Oh, and we had no power..
Neither did 100,000 homes in the south-east, either..
And large swathes of the county were also flooded…
Worse than all of this, though, was the question that burned brightly at the forefront of all of our minds: How were we going to keep the Christmas goose cold?
Making a quick decision, we packed up everything into the cars. Goose, wine, and presents, and all other non-essentials such as vegetables and children and hightailed it to my mum’s house and announced our plan to have Christmas there instead. She’s a lovely woman, but her view of Christmas decorations is Dickensian, to say the least, so the house wasn’t exactly filled with the spirit of the season. The alternative was a freezing cold, pitch-black 16th century cottage, though, so we kept our mouths shut.

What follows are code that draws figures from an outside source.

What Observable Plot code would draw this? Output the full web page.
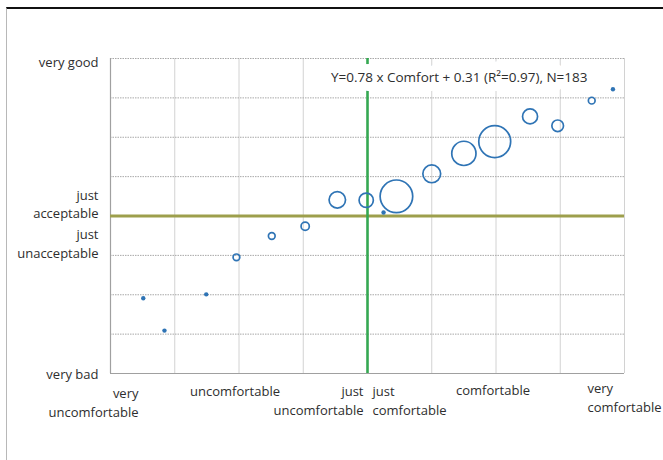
<!DOCTYPE html>
<html>
<head>
<meta charset="utf-8">
<script src="https://cdn.jsdelivr.net/npm/d3@7"></script>
<script src="https://cdn.jsdelivr.net/npm/@observablehq/plot@0.6"></script>
<style>
  html, body { margin: 0; padding: 0; background: #fff; }
  #wrap { position: relative; width: 663px; height: 460px; overflow: hidden; }
  #frame { position: absolute; left: 6px; top: 7px; width: 700px; height: 470px;
           border-top: 2px solid #111; border-left: 1.5px solid #b8b8b8; pointer-events: none; }
</style>
</head>
<body>
<div id="wrap"><div id="frame"></div></div>
<script>
// Data
const comfort       = [-3.49, -3.16, -2.51, -2.04, -1.49, -0.97, -0.47, -0.02, 0.25, 0.45, 1.00, 1.50, 1.98, 2.53, 2.96, 3.49, 3.82];
const acceptability = [-2.09, -2.91, -1.99, -1.05, -0.51, -0.26, 0.41, 0.40, 0.09, 0.50, 1.07, 1.59, 1.89, 2.53, 2.29, 2.93, 3.22];
const counts        = [1, 1, 1, 2, 2, 3, 12, 9, 1, 47, 14, 26, 45, 10, 6, 2, 1];

const xTickValues = [-4, -2, 0, 0, 2, 4];
const xTickLabels = ["very\nuncomfortable", "uncomfortable", "just\nuncomfortable", "just\ncomfortable", "comfortable", "very\ncomfortable"];
const yTickValues = [4, 0, 0, -4];
const yTickLabels = ["very good", "just\nacceptable", "just\nunacceptable", "very bad"];
const gridValues = [-4, -3, -2, -1, 0, 1, 2, 3, 4];
const equationText = "Y=0.78 x Comfort + 0.31 (R\u00b2=0.97), N=183";

const points = comfort.map((c, i) => ({comfort: c, acceptability: acceptability[i], n: counts[i]}));
const xTicks = xTickValues.map((v, i) => ({v, label: xTickLabels[i], i}));
const yTicks = yTickValues.map((v, i) => ({v, label: yTickLabels[i], i}));

const blue = "#2f74b5";
const font = "'Open Sans', sans-serif";
const textColor = "#2e2e2e";

// per-label layout (style, not data)
const xLayout = [
  {anchor: "end", dx: 28, dy: 11},
  {anchor: "middle", dx: -4, dy: 9},
  {anchor: "end", dx: -4, dy: 9},
  {anchor: "start", dx: 5, dy: 9},
  {anchor: "middle", dx: -3, dy: 8},
  {anchor: "start", dx: -37, dy: 6}
];
const yLayout = [
  {dy: 2}, {dy: -13}, {dy: 26.5}, {dy: -1}
];

const xMarks = xTicks.map((t, k) => Plot.text([t], {
  x: "v", text: "label", frameAnchor: "bottom",
  textAnchor: xLayout[k].anchor, dx: xLayout[k].dx, dy: xLayout[k].dy,
  lineAnchor: "top", lineHeight: 1.45, fontSize: 13, fill: textColor, fontFamily: font
}));
const yMarks = yTicks.map((t, k) => Plot.text([t], {
  y: "v", text: "label", frameAnchor: "left",
  textAnchor: "end", dx: -12, dy: yLayout[k].dy,
  lineAnchor: "middle", lineHeight: 1.45, fontSize: 13, fill: textColor, fontFamily: font
}));

const chart = Plot.plot({
  width: 663,
  height: 460,
  marginLeft: 110,
  marginRight: 39,
  marginTop: 58,
  marginBottom: 87,
  style: {background: "transparent", fontFamily: font},
  x: {domain: [-4, 4], axis: null},
  y: {domain: [-4, 4], axis: null},
  r: {type: "sqrt", domain: [0, 47], range: [0, 16.3]},
  marks: [
    Plot.gridX(gridValues, {stroke: "#d2d2d2", strokeOpacity: 1, strokeWidth: 1}),
    Plot.gridY(gridValues, {stroke: "#a8a8a8", strokeOpacity: 1, strokeWidth: 1, strokeDasharray: "1.5,1"}),
    Plot.ruleY([-4], {stroke: "#a0a0a0", strokeWidth: 1.2}),
    Plot.ruleX([-4], {stroke: "#a0a0a0", strokeWidth: 1.2}),
    Plot.ruleY([0], {stroke: "#9d9f4c", strokeWidth: 2.8}),
    Plot.ruleX([0], {stroke: "#35a852", strokeWidth: 2.6}),
    Plot.dot(points.filter(d => d.n > 1), {
      x: "comfort", y: "acceptability", r: "n",
      stroke: blue, strokeWidth: 1.7, fill: "none"
    }),
    Plot.dot(points.filter(d => d.n === 1), {
      x: "comfort", y: "acceptability", r: d => d.n * 0.85,
      fill: blue, stroke: "none"
    }),
    Plot.text([equationText], {
      text: d => d, frameAnchor: "top-right", textAnchor: "end", lineAnchor: "middle",
      dx: -37, dy: 19, fontSize: 13.5, fill: textColor, fontFamily: font,
      stroke: "white", strokeWidth: 18, strokeLinejoin: "round"
    }),
    ...xMarks,
    ...yMarks
  ]
});
document.getElementById("wrap").prepend(chart);
</script>
</body>
</html>
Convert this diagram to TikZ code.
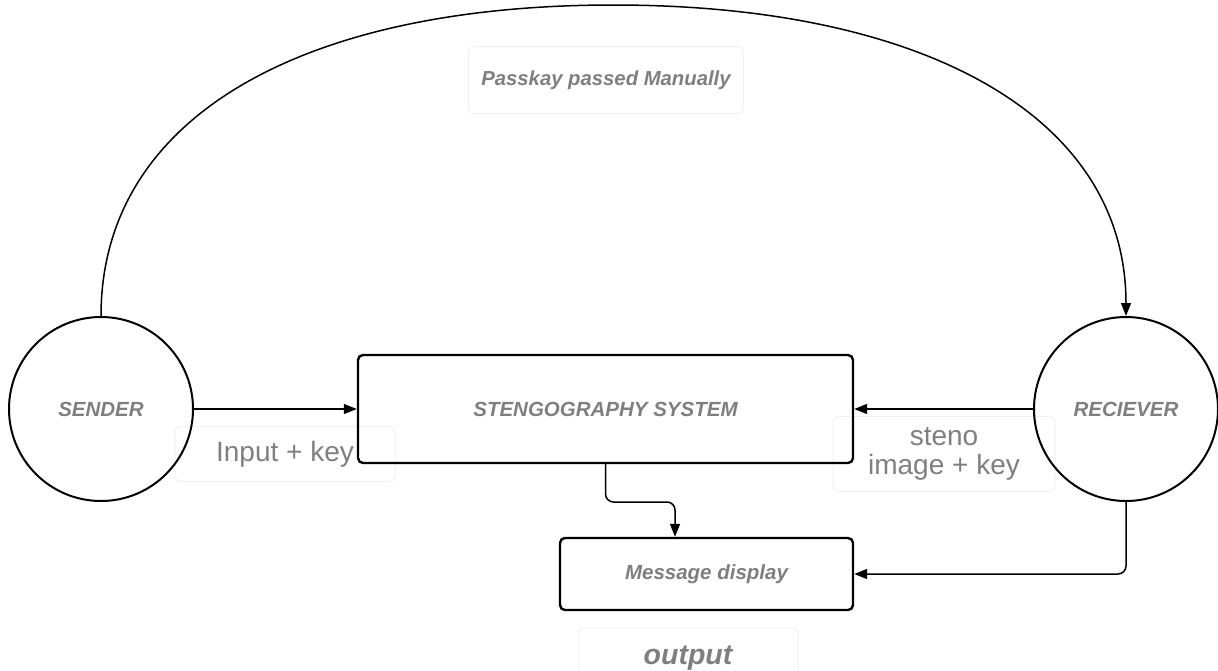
\documentclass[tikz,border=0pt]{standalone}
\usepackage{fontspec}
\setmainfont{Liberation Sans}
\usetikzlibrary{arrows.meta}
\definecolor{txt}{HTML}{7F7F7F}
\definecolor{faint}{HTML}{F1F1F1}
\tikzset{
  circ/.style={circle,draw,line width=2pt,minimum size=184pt,inner sep=0pt,
    font=\bfseries\itshape\fontsize{20.5}{24}\selectfont,text=txt},
  boxn/.style={draw,line width=2.4pt,rounded corners=5pt,inner sep=0pt,
    font=\bfseries\itshape\fontsize{20.5}{24}\selectfont,text=txt},
  lbl/.style={draw=faint,line width=1pt,rounded corners=6pt,inner sep=0pt,text=txt,align=center},
  arr/.style={line width=1.5pt,-{Triangle[length=13pt,width=10pt]}},
}
\begin{document}
\begin{tikzpicture}[x=1pt,y=-1pt]
\useasboundingbox (0,0) rectangle (1218,670);
% faint label boxes
\node[lbl,minimum width=275pt,minimum height=67pt,font=\bfseries\itshape\fontsize{20.3}{24}\selectfont] (pk) at (606,80) {Passkay passed Manually};
\node[lbl,minimum width=220pt,minimum height=55pt,font=\fontsize{28}{30}\selectfont] (ik) at (285,454) {Input + key\rule[-4pt]{0pt}{0pt}};
\node[lbl,minimum width=222pt,minimum height=75pt,font=\fontsize{28}{29.5}\selectfont] (sk) at (944,454) {steno\\image + key};
\node[lbl,minimum width=220pt,minimum height=60pt,font=\bfseries\itshape\fontsize{28.5}{30}\selectfont] (out) at (688,658) {output};
% main nodes
\node[circ] (s) at (101,409) {SENDER};
\node[circ] (r) at (1126,409) {RECIEVER};
\node[boxn,minimum width=495pt,minimum height=108pt] (sys) at (605.5,409) {STENGOGRAPHY SYSTEM};
\node[boxn,minimum width=293pt,minimum height=72pt] (msg) at (706.5,574) {Message display};
% connectors
\coordinate (top) at (613.5,5);
\draw[arr] (s.north) .. controls +(0,-200) and +(-310,0) .. (top)
  .. controls +(310,0) and +(0,-200) .. (r.north);
\draw[arr] (s.east) -- (sys.west);
\draw[arr] (r.west) -- (sys.east);
\coordinate (k) at (675,502);
\draw[arr,rounded corners=8pt] (sys.south) |- (k) -- (k |- msg.north);
\draw[arr,rounded corners=8pt] (r.south) |- (msg.east);
\end{tikzpicture}
\end{document}
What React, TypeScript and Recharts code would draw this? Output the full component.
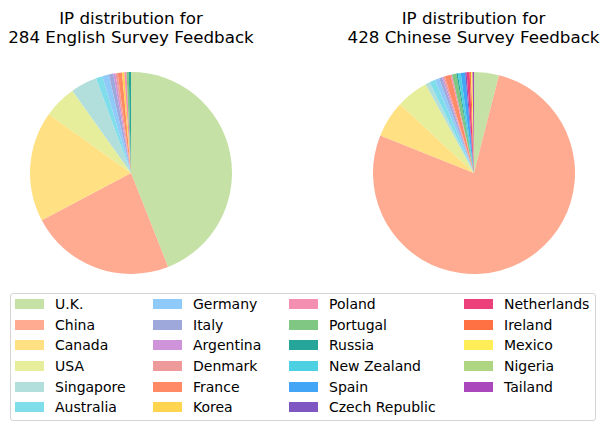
import { PieChart, Pie } from "recharts"

const countries = [
  "U.K.", "China", "Canada", "USA", "Singapore", "Australia",
  "Germany", "Italy", "Argentina", "Denmark", "France", "Korea",
  "Poland", "Portugal", "Russia", "New Zealand", "Spain", "Czech Republic",
  "Netherlands", "Ireland", "Mexico", "Nigeria", "Tailand",
]
const colors = [
  "#C5E1A5", "#FFAB91", "#FFE082", "#E6EE9C", "#B2DFDB", "#80DEEA",
  "#90CAF9", "#9FA8DA", "#CE93D8", "#EF9A9A", "#FF8A65", "#FFD54F",
  "#F48FB1", "#81C784", "#26A69A", "#4DD0E1", "#42A5F5", "#7E57C2",
  "#EC407A", "#FF7043", "#FFEE58", "#AED581", "#AB47BC",
]
const englishCounts = [125, 66, 50, 15, 12, 3, 3, 2, 1, 1, 2, 1, 1, 1, 1, 0, 0, 0, 0, 0, 0, 0, 0]
const chineseCounts = [17, 330, 25, 22, 3, 4, 3, 2, 1, 1, 4, 0, 1, 3, 1, 2, 3, 1, 2, 1, 1, 0, 1]

const swatchX = [15, 153, 289, 464]
const font = "'DejaVu Sans', sans-serif"

const toData = (counts: number[]) =>
  countries.map((name, i) => ({ name, value: counts[i], fill: colors[i] }))

function Title({ x, lines }: { x: number; lines: string[] }) {
  return (
    <text x={x} textAnchor="middle" fontFamily={font} fontSize={16.7} fill="#000">
      <tspan x={x} y={24}>{lines[0]}</tspan>
      <tspan x={x} y={43}>{lines[1]}</tspan>
    </text>
  )
}

function CountryLegend() {
  return (
    <div
      style={{
        position: "absolute", left: 10, top: 293, width: 584, height: 126,
        border: "1px solid #d5d5d5", borderRadius: 3, background: "#fff",
      }}
    >
      {countries.map((name, i) => {
        const col = Math.floor(i / 6)
        const row = i % 6
        const y = 11 + row * 20.65
        return (
          <div key={name}>
            <div
              style={{
                position: "absolute", left: swatchX[col] - 11, top: y - 6,
                width: 29, height: 10, background: colors[i],
              }}
            />
            <div
              style={{
                position: "absolute", left: swatchX[col] + 29, top: y - 10,
                fontFamily: font, fontSize: 14, lineHeight: "18px", color: "#000", whiteSpace: "nowrap",
              }}
            >
              {name}
            </div>
          </div>
        )
      })}
    </div>
  )
}

export default function App() {
  return (
    <div style={{ position: "absolute", left: 0, top: 0, width: 600, height: 422, background: "#fff" }}>
      <PieChart width={600} height={422} margin={{ top: 0, right: 0, bottom: 0, left: 0 }}>
        <Title x={131} lines={["IP distribution for", "284 English Survey Feedback"]} />
        <Title x={473.5} lines={["IP distribution for", "428 Chinese Survey Feedback"]} />
        <Pie
          data={toData(englishCounts)} dataKey="value" nameKey="name"
          cx={131} cy={173} outerRadius={101} startAngle={90} endAngle={-270}
          stroke="none" isAnimationActive={false}
        />
        <Pie
          data={toData(chineseCounts)} dataKey="value" nameKey="name"
          cx={474} cy={173} outerRadius={101} startAngle={90} endAngle={-270}
          stroke="none" isAnimationActive={false}
        />
      </PieChart>
      <CountryLegend />
    </div>
  )
}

We spent Christmas eve preparing the gravy, vegetables, and a few other bits, before retiring to the living room to get drunk.
Christmas day was brilliant, with gifts all round, a perfectly cooked goose (on reflection, a little chewy), and an amazing port and red wine gravy.
My little girl got an absolute ton of presents, and it was probably our first Christ together. Last year she was only a few months old, and as such, not possessing the faculties to really know what was going on. She mostly just shit her pants a lot and cried. This year, though, having discovered “happiness” about six months ago, set about the day with aplomb.
All in all, it was a brilliant day, which is amazing, considering the nightmare that it could have been if we hadn’t all acted fast. Jaws of defeat and all that.
Boxing day was spent in the tradition of the last few years: Namely, a taste-off of the various sloe gins Becca and her father make. I have to admit, this year, the winner was probably Becca’s dad who managed to rustle up some 1997 sloe gin. It was like syrup. It’s the Gordon’s bottle in this shot:
Taste-wise, perhaps Becca won with her Cinnamon, blackberry and something-I-forgot gin. It was delicious.
2014 is looking pretty solid business-wise, too.. I’m going to be upping my game this year, offering new looks, new lighting, and tons more variation in my headshots.